- 59°17′06″N 11°06′44″E﻿ / ﻿59.28506°N 11.11228°E
- Established: 13 May 1952
- Dissolved: 21 April 2021
- Jurisdiction: Southern Østfold
- Location: Sarpsborg, Norway
- Coordinates: 59°17′06″N 11°06′44″E﻿ / ﻿59.28506°N 11.11228°E
- Appeals to: Borgarting Court of Appeal

= Sarpsborg District Court =

Former district court in Norway

Sarpsborg District Court (Sarpsborg tingrett) was a district court in southern Østfold county, Norway. The court was based in Sarpsborg. The court existed until 2021. It had jurisdiction over Rakkestad Municipality and Sarpsborg Municipality. Cases from this court could be appealed to Borgarting Court of Appeal.

The court was a court of first instance. Its judicial duties were mainly to settle criminal cases and to resolve civil litigation as well as bankruptcy.

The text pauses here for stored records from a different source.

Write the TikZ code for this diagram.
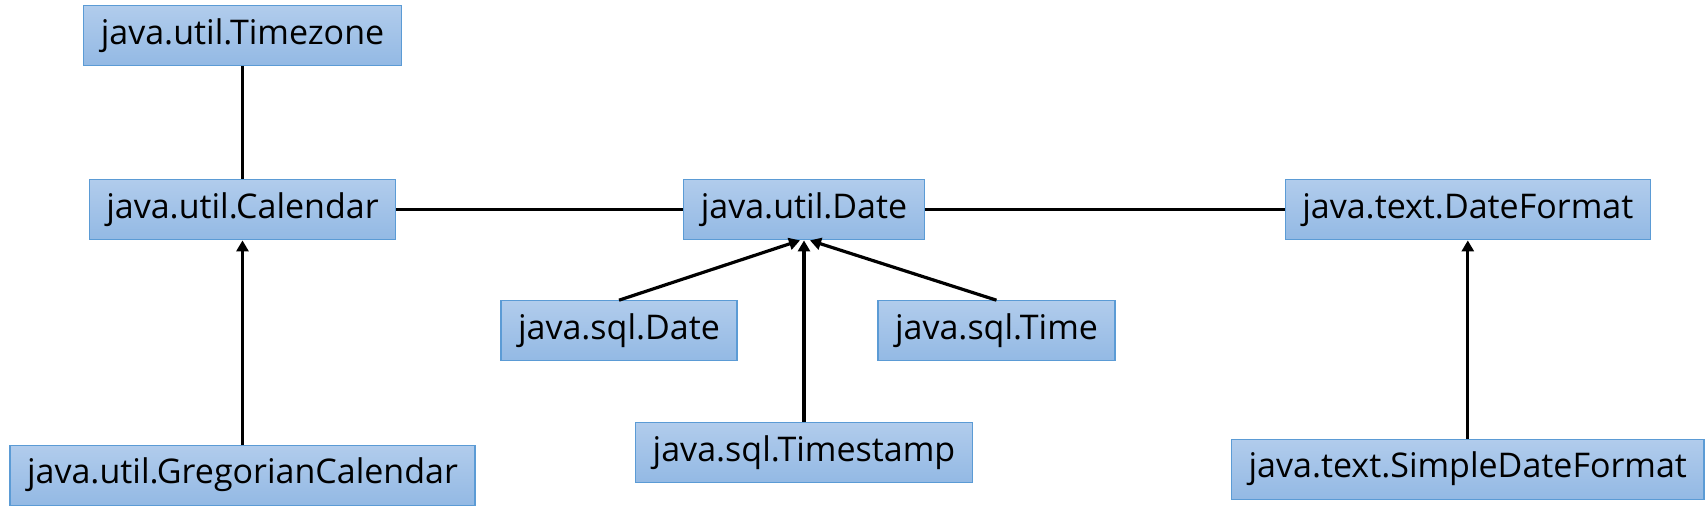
\documentclass[tikz,border=0pt]{standalone}
\usepackage{fontspec}
\setmainfont{Open Sans}
\usepackage{xcolor}
\usepackage{tikz}
\usetikzlibrary{positioning, arrows.meta}

\definecolor{boxtop}{RGB}{177,204,236}
\definecolor{boxbottom}{RGB}{147,185,228}
\definecolor{boxline}{RGB}{91,155,213}

\tikzset{
	cls/.style={draw=boxline, line width=0.6pt, top color=boxtop, bottom color=boxbottom,
		minimum height=30pt, inner xsep=8.5pt, font=\fontsize{17}{19}\selectfont},
	link/.style={line width=1.6pt},
	inherit/.style={line width=1.6pt, -{Triangle[length=5.5pt,width=6pt]}}
}

\begin{document}
\begin{tikzpicture}[on grid]
	\useasboundingbox (-402pt,104.9pt) rectangle (451.5pt,-155.1pt);

	\node[cls] (date) {java.util.Date};
	\node[cls, left=280.75pt of date] (cal) {java.util.Calendar};
	\node[cls, above=87.15pt of cal] (tz) {java.util.Timezone};
	\node[cls, below=132.65pt of cal] (greg) {java.util.GregorianCalendar};
	\node[cls] (sdate) [below left=60.5pt and 92.5pt of date] {java.sql.Date};
	\node[cls] (stime) [below right=60.5pt and 96.25pt of date] {java.sql.Time};
	\node[cls] (ts) [below=121.25pt of date] {java.sql.Timestamp};
	\node[cls, right=331.9pt of date] (df) {java.text.DateFormat};
	\node[cls] (sdf) [below=129.65pt of df] {java.text.SimpleDateFormat};

	\draw[link] (tz) -- (cal);
	\draw[link] (cal) -- (date);
	\draw[link] (date) -- (df);
	\draw[inherit] (greg) -- (cal);
	\draw[inherit] (sdate.north) -- ([xshift=-2pt]date.south);
	\draw[inherit] (ts) -- (date);
	\draw[inherit] (stime.north) -- ([xshift=3pt]date.south);
	\draw[inherit] (sdf) -- (df);
\end{tikzpicture}
\end{document}
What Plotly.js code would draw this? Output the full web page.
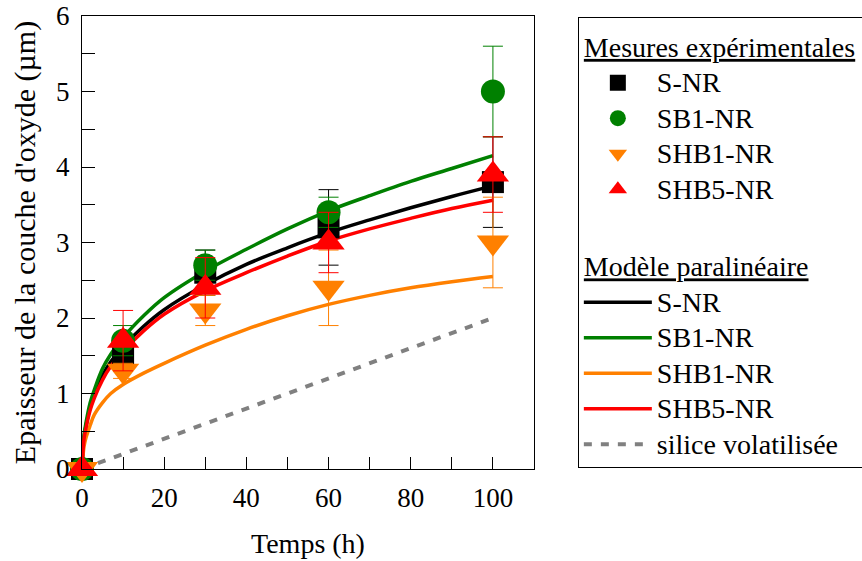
<!DOCTYPE html>
<html>
<head>
<meta charset="utf-8">
<script src="https://cdn.plot.ly/plotly-3.0.1.min.js"></script>
<style>html,body{margin:0;padding:0;background:#fff;}#chart{width:862px;height:561px;}</style>
</head>
<body>
<div id="chart"></div>
<script>
// Measurement times (h)
const measTimes = [0, 10, 30, 60, 100];
// Measured oxide thickness (µm) and error bars
const sNR      = [0, 1.5, 2.6, 3.2, 3.8];
const sNRErr   = [0, 0.2, 0.3, 0.5, 0.6];
const sb1NR    = [0, 1.7, 2.7, 3.4, 5.0];
const sb1NRErr = [0, 0.2, 0.2, 0.2, 0.6];
const shb1NR   = [0, 1.3, 2.1, 2.4, 3.0];
const shb1NRErr= [0, 0.1, 0.2, 0.5, 0.6];
const shb5NR   = [0, 1.7, 2.4, 3.0, 3.9];
const shb5NRErr= [0, 0.4, 0.4, 0.4, 0.5];

// Paralinear model curves
const modelTimes = [0, 0.5, 1, 2, 3, 5, 7, 10, 15, 20, 30, 40, 50, 60, 70, 80, 90, 100];
const modelSNR   = [0, 0.42, 0.58, 0.82, 0.98, 1.24, 1.42, 1.62, 1.89, 2.11, 2.44, 2.71, 2.93, 3.13, 3.30, 3.46, 3.61, 3.75];
const modelSB1   = [0, 0.45, 0.62, 0.88, 1.05, 1.33, 1.52, 1.74, 2.03, 2.27, 2.62, 2.91, 3.18, 3.42, 3.62, 3.81, 3.98, 4.15];
const modelSHB1  = [0, 0.30, 0.42, 0.58, 0.72, 0.88, 1.00, 1.12, 1.27, 1.40, 1.64, 1.85, 2.03, 2.18, 2.30, 2.40, 2.48, 2.55];
const modelSHB5  = [0, 0.40, 0.55, 0.78, 0.94, 1.18, 1.36, 1.56, 1.83, 2.05, 2.36, 2.60, 2.82, 3.02, 3.18, 3.32, 3.45, 3.56];
const silicaTimes = [0, 100];
const silicaVals  = [0, 2.0];

const names = ['S-NR', 'SB1-NR', 'SHB1-NR', 'SHB5-NR'];
const legendTitles = ['Mesures expérimentales', 'Modèle paralinéaire', 'silice volatilisée'];

const FONT = "'Liberation Serif', 'Times New Roman', serif";
const colors = ['#000000', '#008000', '#ff8000', '#ff0000'];
const symbols = ['square', 'circle', 'triangle-down', 'triangle-up'];
const sizes = [22, 24, 28, 28];
const measVals = [sNR, sb1NR, shb1NR, shb5NR];
const measErrs = [sNRErr, sb1NRErr, shb1NRErr, shb5NRErr];
const modelVals = [modelSNR, modelSB1, modelSHB1, modelSHB5];

const item = s => '<span style="font-size:28px">' + s + '</span>';
const head = s => '<span style="font-size:28px;text-decoration:underline">' + s + '</span>';

const traces = [];
// model lines first (drawn underneath)
for (let i = 0; i < 4; i++) {
  traces.push({
    x: modelTimes, y: modelVals[i], type: 'scatter', mode: 'lines',
    name: item(names[i]), legendgroup: 'model', legendrank: 10 + i,
    legendgrouptitle: {text: head(legendTitles[1]), font: {family: FONT, size: 25, color: '#000'}},
    line: {color: colors[i], width: 3.5, shape: 'spline', smoothing: 1},
    hoverinfo: 'skip'
  });
}
traces.push({
  x: silicaTimes, y: silicaVals, type: 'scatter', mode: 'lines',
  name: item(legendTitles[2]), legendgroup: 'model', legendrank: 14,
  line: {color: '#808080', width: 4, dash: '8px,9px'},
  hoverinfo: 'skip'
});
// measured points
for (let i = 0; i < 4; i++) {
  traces.push({
    x: measTimes, y: measVals[i], type: 'scatter', mode: 'markers',
    name: item(names[i]), legendgroup: 'meas', legendrank: 1 + i,
    legendgrouptitle: {text: head(legendTitles[0]), font: {family: FONT, size: 25, color: '#000'}},
    marker: {symbol: symbols[i], size: sizes[i], color: colors[i], line: {width: 0}},
    error_y: {type: 'data', array: measErrs[i], visible: true, color: colors[i], thickness: 1, width: 10},
    cliponaxis: false
  });
}

const layout = {
  width: 862, height: 561,
  margin: {l: 82, r: 328, t: 16, b: 92, pad: 0, autoexpand: false},
  paper_bgcolor: '#fff', plot_bgcolor: '#fff',
  font: {family: FONT, size: 27, color: '#000'},
  showlegend: true,
  legend: {
    x: 1.097, xanchor: 'left', y: 0.998, yanchor: 'top',
    bordercolor: '#000', borderwidth: 1, bgcolor: '#fff',
    font: {family: FONT, size: 25, color: '#000'},
    title: {text: '&nbsp;', font: {family: FONT, size: 5, color: '#fff'}},
    traceorder: 'grouped', tracegroupgap: 42, itemwidth: 68
  },
  xaxis: {
    range: [0, 110], tick0: 0, dtick: 20, ticks: 'inside', ticklen: 12, tickwidth: 1, tickcolor: '#000',
    minor: {dtick: 10, ticks: 'inside', ticklen: 12, tickwidth: 1, tickcolor: '#000'},
    showline: true, linecolor: '#000', linewidth: 1, mirror: true,
    showgrid: false, zeroline: false, ticklabelstandoff: 5,
    tickfont: {family: FONT, size: 27, color: '#000'},
    title: {text: 'Temps (h)', font: {family: FONT, size: 28, color: '#000'}, standoff: 20}
  },
  yaxis: {
    range: [0, 6], tick0: 0, dtick: 1, ticks: 'inside', ticklen: 13, tickwidth: 1, tickcolor: '#000',
    minor: {dtick: 0.5, ticks: 'inside', ticklen: 13, tickwidth: 1, tickcolor: '#000'},
    showline: true, linecolor: '#000', linewidth: 1, mirror: true,
    showgrid: false, zeroline: false, ticklabelstandoff: 6,
    tickfont: {family: FONT, size: 27, color: '#000'},
    title: {text: "Epaisseur de la couche d'oxyde (µm)", font: {family: FONT, size: 30, color: '#000'}, standoff: 11}
  }
};

Plotly.newPlot('chart', traces, layout, {staticPlot: true, displayModeBar: false});
</script>
</body>
</html>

The administration and registration tasks of the court included death registration, issuing certain certificates, performing duties of a notary public, and officiating civil wedding ceremonies. Cases from this court were heard by a combination of professional judges and lay judges.

==History==
The court was created on 13 May 1952. It originally had jurisdiction over the town of Sarpsborg and the surrounding Borge Municipality and Torsnes Municipality (they had been removed from the jurisdiction of the Tune District Court). On 9 December 1988, the Tune District Court was dissolved and merged into the Sarpsborg District Court.

On 26 April 2021, Sarpsborg District Court was merged with the Fredrikstad District Court, Halden District Court, and Moss District Court to create the new Søndre Østfold District Court.